For years, conservatives have watched election nights stretch into election weeks — apparent winners on Tuesday night becoming apparent losers by Friday as mail-in ballots trickled in from across the country, changing results with each update. Justice Samuel Alito put a name to the frustration Monday during oral arguments in Watson v. Republican National Committee: “We don’t have Election Day anymore. We have election month, or we have election months.”

The case before the court is straightforward on its face. Mississippi has a law allowing mail-in ballots to be counted if they are postmarked by Election Day but arrive up to five business days afterward. The Republican National Committee, backed by the Trump administration, argues that federal law — specifically statutes from 1845 and 1872 establishing a uniform Election Day — requires ballots to be received by Election Day, not merely mailed by it. Fourteen states plus Washington, D.C. have similar grace period laws. In the 2024 election alone, at least 750,000 ballots were counted under these provisions.

A ruling is expected by late June or early July — potentially in time to affect how the 2026 midterms are conducted.

The court’s conservative bloc made their skepticism of grace period laws clear from the opening minutes of argument.

Alito raised the concern that late-arriving ballots could create “an appearance of fraud by radically changing the trajectory of an election.” His observation that we no longer functionally have a single Election Day was not an off-hand comment — it was a direct challenge to the legal framework that grace period defenders have relied on. Justice Kavanaugh echoed the point, asking whether the court should be thinking about “confidence in the election process” when results can shift dramatically after Election Night as late ballots arrive.

Justice Gorsuch raised a more specific concern: if ballots can legally arrive days after Election Day, what prevents a voter from effectively acting on post-Election Day information — changing the practical outcome of an election based on events that occurred after polls closed? The RNC’s attorney Paul Clement argued that historically, casting a ballot and delivering it occurred simultaneously — a voter handed their ballot directly to an official. The entire concept of a ballot arriving days later is a modern invention that federal law never contemplated.

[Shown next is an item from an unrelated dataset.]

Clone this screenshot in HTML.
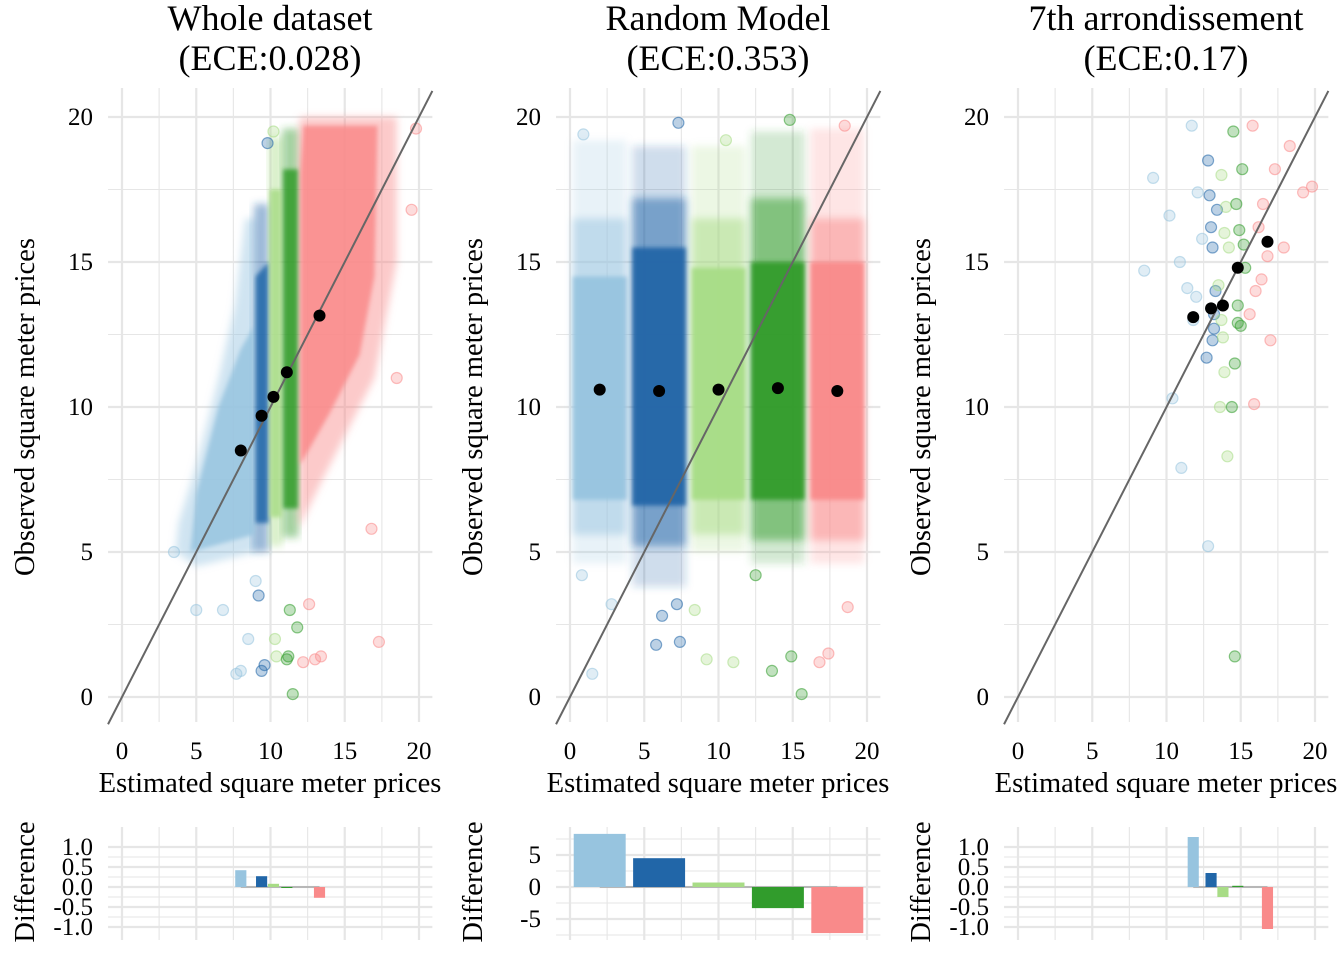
<!DOCTYPE html>
<html><head><meta charset="utf-8">
<style>
body{margin:0;background:#fff;}
svg{display:block;font-family:"Liberation Serif",serif;}
</style></head>
<body>
<svg id="chart" width="1344" height="960" viewBox="0 0 1344 960">
<defs>
<filter id="soft" x="-20%" y="-20%" width="140%" height="140%"><feGaussianBlur stdDeviation="4"/></filter>
<filter id="soft2" x="-20%" y="-20%" width="140%" height="140%"><feGaussianBlur stdDeviation="2"/></filter>
</defs>
</svg>
<script>
// ---------- data ----------
const panelTitles = ["Whole dataset","Random Model","7th arrondissement"];
const panelECE = ["(ECE:0.028)","(ECE:0.353)","(ECE:0.17)"];
const binColors = ["#97c4df","#2166a8","#a8dc86","#319c2c","#f98a8a"];
const xTicks = [0,5,10,15,20];
const yTicks = [0,5,10,15,20];
const meanX1 = [8.0,9.4,10.2,11.1,13.3];
const meanY1 = [8.5,9.7,10.35,11.2,13.15];
const meanX2 = [2,6,10,14,18];
const meanY2 = [10.6,10.55,10.6,10.65,10.55];
const meanX3 = [11.8,13.0,13.8,14.8,16.8];
const meanY3 = [13.1,13.4,13.5,14.8,15.7];
const diff1 = [0.42,0.27,0.08,-0.02,-0.27];
const diff2 = [8.3,4.5,0.7,-3.3,-7.2];
const diff3 = [1.25,0.35,-0.25,0.03,-1.05];
const diffTicks13 = [1.0,0.5,0.0,-0.5,-1.0];
const diffTicks2 = [5,0,-5];
// panel 1 cloud outlines (estimated, observed)
const cloud1 = [
 [[3.6,5.0],[5.0,4.5],[9.0,5.0],[9.0,16.5],[8.3,16.5],[7.6,13.5],[6.5,11.0],[5.0,8.0],[3.8,6.0]],
 [[8.8,5.0],[9.9,5.0],[9.9,17.0],[8.9,17.0]],
 [[9.9,5.2],[10.8,5.2],[10.8,19.3],[9.9,19.3]],
 [[10.8,5.5],[11.9,5.5],[11.9,19.6],[10.8,19.6]],
 [[11.9,5.8],[13.5,7.5],[15.0,9.0],[17.0,11.0],[18.5,15.0],[18.5,20.0],[12.0,20.0],[11.9,19.5]]
];
const cloud1core = [
 [[4.6,5.0],[8.9,5.6],[8.9,12.8],[8.0,12.0],[6.5,10.0],[5.0,7.0]],
 [[9.0,6.0],[9.85,6.0],[9.85,15.0],[9.0,14.5]],
 [[9.95,6.2],[10.75,6.2],[10.75,17.5],[9.95,17.5]],
 [[10.85,6.5],[11.85,6.5],[11.85,18.2],[10.85,18.2]],
 [[12.0,8.0],[14.0,9.8],[16.0,11.8],[17.0,14.5],[17.2,19.7],[12.2,19.7],[12.0,18.0]]
];
const bin2Lo = [0,4,8,12,16];
const bin2Hi = [4,8,12,16,20];
const core2Lo = [6.8,6.6,6.8,6.8,6.8];
const core2Hi = [14.5,15.5,14.8,15.0,15.0];
const mid2Lo = [5.6,5.2,5.6,5.4,5.4];
const mid2Hi = [16.5,17.2,16.5,17.2,16.5];
const fringe2Lo = [4.6,3.8,5.0,4.6,4.6];
const fringe2Hi = [19.2,19.0,19.0,19.5,19.6];
const out1Bin = [0,0,0,0,0,0,0,1,1,1,1,2,2,2,3,3,3,3,3,4,4,4,4,4,4,4,4,4];
const out1X =   [3.5,5.0,6.8,8.5,8.0,7.7,9.0,9.4,9.6,9.2,9.8,10.3,10.4,10.2,11.1,11.3,11.8,11.5,11.2,12.2,12.6,13.4,17.3,16.8,18.5,19.8,19.5,13.0];
const out1Y =   [5.0,3.0,3.0,2.0,0.9,0.8,4.0,0.9,1.1,3.5,19.1,2.0,1.4,19.5,1.3,3.0,2.4,0.1,1.4,1.2,3.2,1.4,1.9,5.8,11.0,19.6,16.8,1.3];
const out2Bin = [0,0,0,1,1,1,1,2,2,2,3,3,3,3,4,4,4,1,0,2,3,4];
const out2X =   [1.5,2.8,0.8,5.8,6.2,7.4,7.2,9.2,11.0,8.4,13.6,14.9,15.6,12.5,16.8,18.7,17.4,7.3,0.9,10.5,14.8,18.5];
const out2Y =   [0.8,3.2,4.2,1.8,2.8,1.9,3.2,1.3,1.2,3.0,0.9,1.4,0.1,4.2,1.2,3.1,1.5,19.8,19.4,19.2,19.9,19.7];
const p3Bin = [0,0,0,0,0,0,0,0,0,0,0,0,0,1,1,1,1,1,1,1,1,1,1,2,2,2,2,2,2,2,2,2,2,3,3,3,3,3,3,3,3,3,3,3,3,4,4,4,4,4,4,4,4,4,4,4,4,4,4];
const p3X = [8.5,9.1,10.2,11.7,12.1,12.4,11.4,10.9,12.0,10.4,11.0,12.8,11.8, 12.8,13.0,13.1,13.3,12.9,13.2,12.7,13.1,13.4,13.2, 13.7,13.9,14.1,13.6,13.5,14.2,13.8,13.9,14.0,13.7, 14.5,14.7,15.1,14.9,15.3,14.6,15.0,14.4,14.8,15.2,14.6,14.8, 15.8,16.5,17.3,18.3,19.2,16.2,17.9,16.0,15.6,17.0,15.9,19.8,16.8,16.4];
const p3Y = [14.7,17.9,16.6,19.7,17.4,15.8,14.1,15.0,13.8,10.3,7.9,5.2,13.0, 18.5,16.2,15.5,14.0,17.3,12.7,11.7,12.3,16.8,13.2, 18.0,16.0,8.3,10.0,14.2,15.5,12.4,11.2,16.9,13.0, 19.5,17.0,18.2,16.1,14.8,1.4,12.8,10.0,13.5,15.6,11.5,12.9, 19.7,17.0,18.2,19.0,17.4,16.2,15.5,14.0,13.2,12.3,10.1,17.6,15.2,14.4];

// ---------- rendering ----------
const NS = "http://www.w3.org/2000/svg";
const svg = document.getElementById("chart");
function mk(tag, attrs, parent){
  const e = document.createElementNS(NS, tag);
  for (const k in attrs) e.setAttribute(k, attrs[k]);
  (parent||svg).appendChild(e);
  return e;
}
const PW = 448;
function sx(p, v){ return 122 + p*PW + v*14.85; }
function sy(v){ return 697 - v*29; }
const mainX = [-0.94, 20.9], mainY = [-0.86, 21.0];
const meansX = [meanX1, meanX2, meanX3];
const meansY = [meanY1, meanY2, meanY3];
const diffs = [diff1, diff2, diff3];

function dot(p, x, y, b, parent){
  const c = mk("circle",{cx:sx(p,x),cy:sy(y),r:5.5,fill:binColors[b],"fill-opacity":0.3,stroke:binColors[b],"stroke-opacity":0.55,"stroke-width":1.2},parent);
  
  
}

for (let p=0; p<3; p++){
  const g = mk("g", {});
  
  
  const cx = 270 + p*PW;
  const t1 = mk("text",{x:cx,y:30,"text-anchor":"middle","font-size":36,fill:"#000"},g);
  t1.textContent = panelTitles[p];
  
  
  const t2 = mk("text",{x:cx,y:70,"text-anchor":"middle","font-size":36,fill:"#000"},g);
  t2.textContent = panelECE[p];
  
  
  const x0 = sx(p,mainX[0]), x1 = sx(p,mainX[1]);
  const y0 = sy(mainY[1]), y1 = sy(mainY[0]);
  for (let v=0; v<=20; v+=2.5){
    const major = v%5===0;
    mk("line",{x1:sx(p,v),x2:sx(p,v),y1:y0,y2:y1,stroke:"#e6e6e6","stroke-width":major?2.2:1.1},g);
    mk("line",{x1:x0,x2:x1,y1:sy(v),y2:sy(v),stroke:"#e6e6e6","stroke-width":major?2.2:1.1},g);
  }
  xTicks.forEach(v=>{
    const t = mk("text",{x:sx(p,v),y:759,"text-anchor":"middle","font-size":25,fill:"#000"},g);
    t.textContent = v;
    
    
  });
  yTicks.forEach(v=>{
    const t = mk("text",{x:93+p*PW,y:sy(v)+8,"text-anchor":"end","font-size":25,fill:"#000"},g);
    t.textContent = v;
    
    
  });
  const xt = mk("text",{x:cx,y:792,"text-anchor":"middle","font-size":28.5,fill:"#000"},g);
  xt.textContent = "Estimated square meter prices";
  
  
  const yt = mk("text",{x:0,y:0,"text-anchor":"middle","font-size":28.5,fill:"#000",transform:`translate(${34+p*PW},407) rotate(-90)`},g);
  yt.textContent = "Observed square meter prices";
  
  

  const cg = mk("g",{},g);
  
  
  if (p===0){
    for (let b=0;b<5;b++){
      const pts = cloud1[b].map(q=>sx(p,q[0])+","+sy(q[1])).join(" ");
      const poly = mk("polygon",{points:pts,fill:binColors[b],"fill-opacity":0.45,filter:"url(#soft)"},cg);
      
      
    }
    for (let b=0;b<5;b++){
      const pts2 = cloud1core[b].map(q=>sx(p,q[0])+","+sy(q[1])).join(" ");
      const core = mk("polygon",{points:pts2,fill:binColors[b],"fill-opacity":0.85,filter:"url(#soft2)"},cg);
      
      
    }
    out1X.forEach((v,i)=>dot(p,v,out1Y[i],out1Bin[i],cg));
  } else if (p===1){
    for (let b=0;b<5;b++){
      const xa = sx(p,bin2Lo[b])+3, w = sx(p,bin2Hi[b])-sx(p,bin2Lo[b])-6;
      const f = mk("rect",{x:xa,y:sy(fringe2Hi[b]),width:w,height:sy(fringe2Lo[b])-sy(fringe2Hi[b]),fill:binColors[b],"fill-opacity":0.22,filter:"url(#soft)"},cg);
      
      
      const m = mk("rect",{x:xa,y:sy(mid2Hi[b]),width:w,height:sy(mid2Lo[b])-sy(mid2Hi[b]),fill:binColors[b],"fill-opacity":0.5,filter:"url(#soft)"},cg);
      
      
      const c = mk("rect",{x:xa,y:sy(core2Hi[b]),width:w,height:sy(core2Lo[b])-sy(core2Hi[b]),fill:binColors[b],"fill-opacity":0.95,filter:"url(#soft2)"},cg);
      
      
    }
    out2X.forEach((v,i)=>dot(p,v,out2Y[i],out2Bin[i],cg));
  } else {
    p3X.forEach((v,i)=>dot(p,v,p3Y[i],p3Bin[i],cg));
  }
  const dl = mk("line",{x1:sx(p,-0.94),y1:sy(-0.94),x2:sx(p,20.9),y2:sy(20.9),stroke:"#666","stroke-width":2},g);
  
  
  meansX[p].forEach((v,i)=>{
    const c = mk("circle",{cx:sx(p,v),cy:sy(meansY[p][i]),r:6,fill:"#000"},g);
    
    
  });

  // ---- difference subplot ----
  const dg = mk("g",{},g);
  
  
  const scale = p===1 ? 6.4 : 40;
  const dy = v => 887 - v*scale;
  for (let v=0; v<=20; v+=2.5){
    mk("line",{x1:sx(p,v),x2:sx(p,v),y1:827,y2:940,stroke:"#e6e6e6","stroke-width":v%5===0?2.2:1.1},dg);
  }
  const ticks = p===1 ? diffTicks2 : diffTicks13;
  const minorT = p===1 ? [7.5,2.5,-2.5,-7.5] : [0.75,0.25,-0.25,-0.75];
  minorT.forEach(v=>mk("line",{x1:x0,x2:x1,y1:dy(v),y2:dy(v),stroke:"#e6e6e6","stroke-width":1.1},dg));
  ticks.forEach(v=>{
    mk("line",{x1:x0,x2:x1,y1:dy(v),y2:dy(v),stroke:"#e6e6e6","stroke-width":2.2},dg);
    const t = mk("text",{x:93+p*PW,y:dy(v)+8,"text-anchor":"end","font-size":25,fill:"#000"},dg);
    t.textContent = p===1 ? v : v.toFixed(1);
    
    
  });
  const dt = mk("text",{x:0,y:0,"text-anchor":"middle","font-size":28.5,fill:"#000",transform:`translate(${34+p*PW},882) rotate(-90)`},dg);
  dt.textContent = "Difference";
  
  
  const bw = p===1 ? 3.5 : 0.75;
  mk("line",{x1:sx(p,meansX[p][0]),x2:sx(p,meansX[p][4]),y1:887,y2:887,stroke:"#888","stroke-width":1},dg);
  diffs[p].forEach((v,i)=>{
    const xc = meansX[p][i];
    const top = Math.min(dy(v),887), h = Math.abs(dy(v)-887);
    const r = mk("rect",{x:sx(p,xc-bw/2),y:top,width:bw*14.85,height:Math.max(h,1),fill:binColors[i]},dg);
    
    
  });
}
</script>
</body></html>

If the conservative majority rules in favor of the RNC, the practical consequences are significant and immediate. Grace period laws in 14 states plus D.C. would be struck down or rendered unenforceable for federal elections. The 750,000-plus ballots that were counted under those provisions in 2024 would not have been counted under the new standard. States would face a compliance deadline ahead of November 2026 with voters who followed the old rules potentially finding their ballots disqualified.

Chief Justice Roberts and Justice Barrett — the court’s swing votes on many election cases — asked pointed questions about how far a ruling might reach. Barrett specifically raised the concern that requiring all ballots to be received by Election Day could, depending on the court’s reasoning, raise questions about early voting in some states. That concern will likely shape how narrowly or broadly the majority writes its opinion, if it rules for the RNC.

Democrats and their allies frame this case as an attack on voting rights. The more accurate framing is simpler: federal law says Election Day is a specific Tuesday in November. The question is whether “Election Day” means the day votes are cast or the day votes are received. For 130 years after the 1872 statute was enacted, those two things were the same. They are no longer the same, and that gap is what this case is about.

Schumer called the SAVE Act “voter suppression.” Kagan warned about where the court is “going to end up.” But the conservative argument does not require any theory of suppression or bad faith — it requires only that federal law means what it says, and that a ballot postmarked Tuesday but received Friday is a ballot that arrived after Election Day.

The ruling comes in June. The midterms are in November. The timing is not a coincidence.